AMENDMENT NO. 1 TO MEMBERSHIP INTEREST PURCHASE AGREEMENT
Exhibit 10.1
AMENDMENT NO. 1
TO MEMBERSHIP INTEREST PURCHASE AGREEMENT
This Amendment No. 1 is made and entered into on July 31, 2007, to be effective as of January 1, 2007 among Pacific Energy Resources Ltd. (Pacific), Forest Alaska Holding LLC, Forest Alaska Operating LLC, and Forest Oil Corporation (collectively referred to as Forest).
RECITALS
WHEREAS, Pacific and Forest are parties to that certain Membership Interest Purchase Agreement dated May 24, 2007, but effective as of January 1, 2007 (the Agreement);
WHEREAS, among other things, certain inaccuracies and omissions have been discovered in the Agreement, which Pacific and Forest desire to correct, as provided herein; and
WHEREAS, the parties desire to amend the consideration payable by Pacific under the Agreement; and
WHEREAS, Pacific and Forest wish to proceed directly to Closing under the Agreement.
NOW THEREFORE, in consideration of the benefits hereunder for each party, Pacific and Forest hereby amend the Agreement as follows:
1. In partial consideration of Forests entry into this Amendment No. 1, Pacific agrees to increase the Deposit paid under Section 3.3(a)(i) by the issuance by Pacific to Forest of FIVE MILLION (5,000,000) shares of Pacifics common stock. All other references to the Deposit in the Agreement shall be read to include this increase. Pacific shall instruct its transfer agent to issue these shares immediately upon execution of this Amendment No. 1. If the Closing occurs, FIVE HUNDRED THOUSAND (500,000) of these shares, along with an additional FIVE MILLION (5,000,000) shares of Pacific common stock deliverable to Forest at Closing (for a total of FIVE MILLION FIVE HUNDRED THOUSAND (5,500,000) shares) shall be placed into escrow in accordance with the terms of the CIPL Side Letter (as that term is defined in Amendment No. 1 to the Asset Purchase Agreement between Forest and PERL dated the date hereof).
2. For purposes of this Amendment No. 1, the appearance of Forest Oil Corporation as a party under the Agreement shall be for Sections 7.6, 7.14, 10.1, 13.6 and Article XII only.
3. For purposes of this Amendment No. 1, unless otherwise set forth herein, capitalized terms or matters of construction deemed or established in the Agreement shall be applied herein as defined or established therein.
4. Exhibit A-2 of the Agreement is hereby deleted in its entirety and replaced with the Corrected Exhibit A-2 attached to this Amendment No. 1 and made a part hereof.
5. Exhibit A-3 of the Agreement is hereby deleted in its entirety and replaced with the Corrected Exhibit A-3 attached to this Amendment No. 1 and made a part hereof.
6. Exhibit A-5 of the Agreement is hereby deleted in its entirety and replaced with the Corrected Exhibit A-5 attached to this Amendment No. 1 and made a part hereof.
7. Schedule 4.19 of the Agreement is hereby deleted in its entirety and replaced with the Corrected Schedule 4.19 attached to this Amendment No. 1 and made a part hereof.
8. Notwithstanding anything in the Agreement, Closing Date shall be August 24, 2007 at 10:00 A.M. MST, and the Closing shall occur at the Denver offices of Forest.
9. Sections 11.1(c) and (d) of the Agreement are hereby deleted in their entirety.

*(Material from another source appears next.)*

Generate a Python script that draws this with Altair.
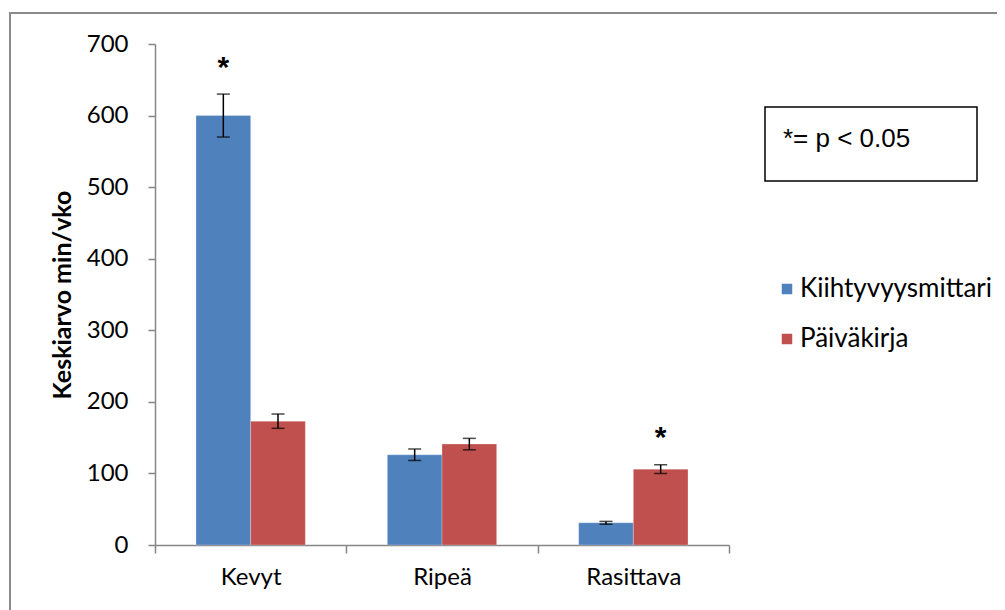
import altair as alt
import pandas as pd

categories = ["Kevyt", "Ripeä", "Rasittava"]
series = ["Kiihtyvyysmittari", "Päiväkirja"]
acc_mean = [600, 126, 31]
acc_err = [30, 8, 2]
diary_mean = [173, 141, 106]
diary_err = [10, 8, 6]
star_cat = ["Kevyt", "Rasittava"]
star_series = ["Kiihtyvyysmittari", "Päiväkirja"]
star_y = [666, 149]
colors = ["#4F81BD", "#C0504D"]

rows = []
for i, c in enumerate(categories):
    rows.append({"cat": c, "series": series[0], "mean": acc_mean[i],
                 "lo": acc_mean[i] - acc_err[i], "hi": acc_mean[i] + acc_err[i]})
    rows.append({"cat": c, "series": series[1], "mean": diary_mean[i],
                 "lo": diary_mean[i] - diary_err[i], "hi": diary_mean[i] + diary_err[i]})
df = pd.DataFrame(rows)
stars = pd.DataFrame({"cat": star_cat, "series": star_series, "y": star_y, "t": ["*", "*"]})

FONT = "Lato"
xenc = alt.X("cat:N", sort=categories, title=None,
             scale=alt.Scale(paddingInner=0, paddingOuter=0),
             axis=alt.Axis(labelAngle=0, tickBand="extent", tickSize=8, labelPadding=12,
                           labelFontSize=24, labelFont=FONT, labelColor="#000000",
                           domainColor="#868686", tickColor="#868686", domainWidth=1.5, tickWidth=1.5))
xoff = alt.XOffset("series:N", sort=series,
                   scale=alt.Scale(paddingInner=0, paddingOuter=0.75))
yscale = alt.Scale(domain=[0, 700], nice=False)

base = alt.Chart(df)
bars = base.mark_bar(stroke="#ffffff", strokeOpacity=0.25, strokeWidth=1).encode(
    x=xenc, xOffset=xoff,
    y=alt.Y("mean:Q", scale=yscale, title="Keskiarvo min/vko",
            axis=alt.Axis(values=[0, 100, 200, 300, 400, 500, 600, 700], grid=False,
                          tickSize=7, labelPadding=20, labelFontSize=24, labelFont=FONT,
                          labelColor="#000000", titleFont=FONT, titleFontSize=25,
                          titleFontWeight="bold", titleColor="#000000", titlePadding=11,
                          domainColor="#868686", tickColor="#868686", domainWidth=1.5, tickWidth=1.5)),
    color=alt.Color("series:N", sort=series,
                    scale=alt.Scale(domain=series, range=colors),
                    legend=alt.Legend(title=None, orient="none", legendX=619, legendY=232,
                                      symbolType="square", symbolSize=110, symbolStrokeWidth=0,
                                      labelFont=FONT, labelFontSize=26, labelColor="#000000",
                                      labelLimit=0, rowPadding=24, labelOffset=0)),
)
rules = base.mark_rule(color="#000000", strokeWidth=1.5).encode(
    x=xenc, xOffset=xoff, y=alt.Y("lo:Q", scale=yscale), y2="hi:Q")
cap_lo = base.mark_tick(color="#000000", thickness=1.5, size=13).encode(
    x=xenc, xOffset=xoff, y=alt.Y("lo:Q", scale=yscale))
cap_hi = base.mark_tick(color="#000000", thickness=1.5, size=13).encode(
    x=xenc, xOffset=xoff, y=alt.Y("hi:Q", scale=yscale))
star = alt.Chart(stars).mark_text(font="Liberation Sans", fontSize=30, fontWeight="bold",
                                  baseline="middle", color="#000000").encode(
    x=xenc, xOffset=xoff, y=alt.Y("y:Q", scale=yscale), text="t:N")

one = pd.DataFrame({"a": [1]})
frame = alt.Chart(one).mark_rect(fillOpacity=0, stroke="#8a8a8a", strokeWidth=2).encode(
    x=alt.value(-145), x2=alt.value(870), y=alt.value(-31), y2=alt.value(620))
pbox = alt.Chart(one).mark_rect(fillOpacity=0, stroke="#000000", strokeWidth=1.5).encode(
    x=alt.value(610), x2=alt.value(822), y=alt.value(63), y2=alt.value(137))
ptext = alt.Chart(pd.DataFrame({"t": ["*= p < 0.05"]})).mark_text(
    font="Liberation Sans", fontSize=26, align="left", baseline="middle", color="#000000").encode(
    x=alt.value(628), y=alt.value(95), text="t:N")

chart = alt.layer(frame, bars, rules, cap_lo, cap_hi, star, pbox, ptext).properties(
    width=574, height=501,
    autosize=alt.AutoSizeParams(type="none"),
    padding={"left": 147, "top": 36, "right": 268, "bottom": 65},
).configure_view(stroke=None)

chart.save("out.html", embed_options={"renderer": "svg", "actions": False})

The text of Section 11.2(a) of the Agreement shall be deleted in its entirety and shall be replaced with the following:
(a) If the Closing does not occur by August 24, 2007 for any reason other than (i) Sellers failure to meet its Closing obligations or (ii) pursuant to either Section 11.1(a) or 11.1(b), Seller shall be entitled to retain the Deposit, together with any interest earned thereon. This shall be in the nature of liquidated damages for Buyers breach, and not a penalty, and shall be Sellers sole remedy against Buyer. If the Closing does not occur by August 24, 2007 (i) due to Sellers failure to meet its Closing obligations or (ii) pursuant to Section 11.1(a) or (b), the Deposit, together with any interest earned thereon, shall be delivered to Buyer.
10. The text of Section 3.2 of the Agreement shall be deleted in its entirety and shall be replaced with the following:
3.2 Amount and Form of Consideration. The total purchase price to be paid by Buyer to Seller in consideration of the Membership Interests is THREE HUNDRED NINETY MILLION DOLLARS AND NO/CENTS (US$390,000,000.00) cash (the Cash Consideration), plus indebtedness of Buyer owed to Seller in the principal amount at stated maturity of SIXTY MILLION SEVEN HUNDRED FIFTY THOUSAND DOLLARS AND NO/CENTS ($60,750,000), which indebtedness shall be evidenced by a note issued substantially in accordance with the terms set forth in the Term Sheet attached to this Amendment No. 1 as Exhibit C (the Purchase Debt), plus 4,500,000 shares of common stock in Buyer (the Stock Consideration, and together with the Cash Consideration and the Purchase Debt, the Base Purchase Price), subject to adjustment as provided in Section 3.4 (the Base Purchase Price, as so adjusted, is the Purchase Price). The parties hereto agree that they shall cooperate with each other in the preparation of the note evidencing the Purchase Debt. The negotiation, execution and deliver of such note shall be a Closing obligation of Buyer. The negotiation of such note shall be a Closing obligation of Seller and FOC.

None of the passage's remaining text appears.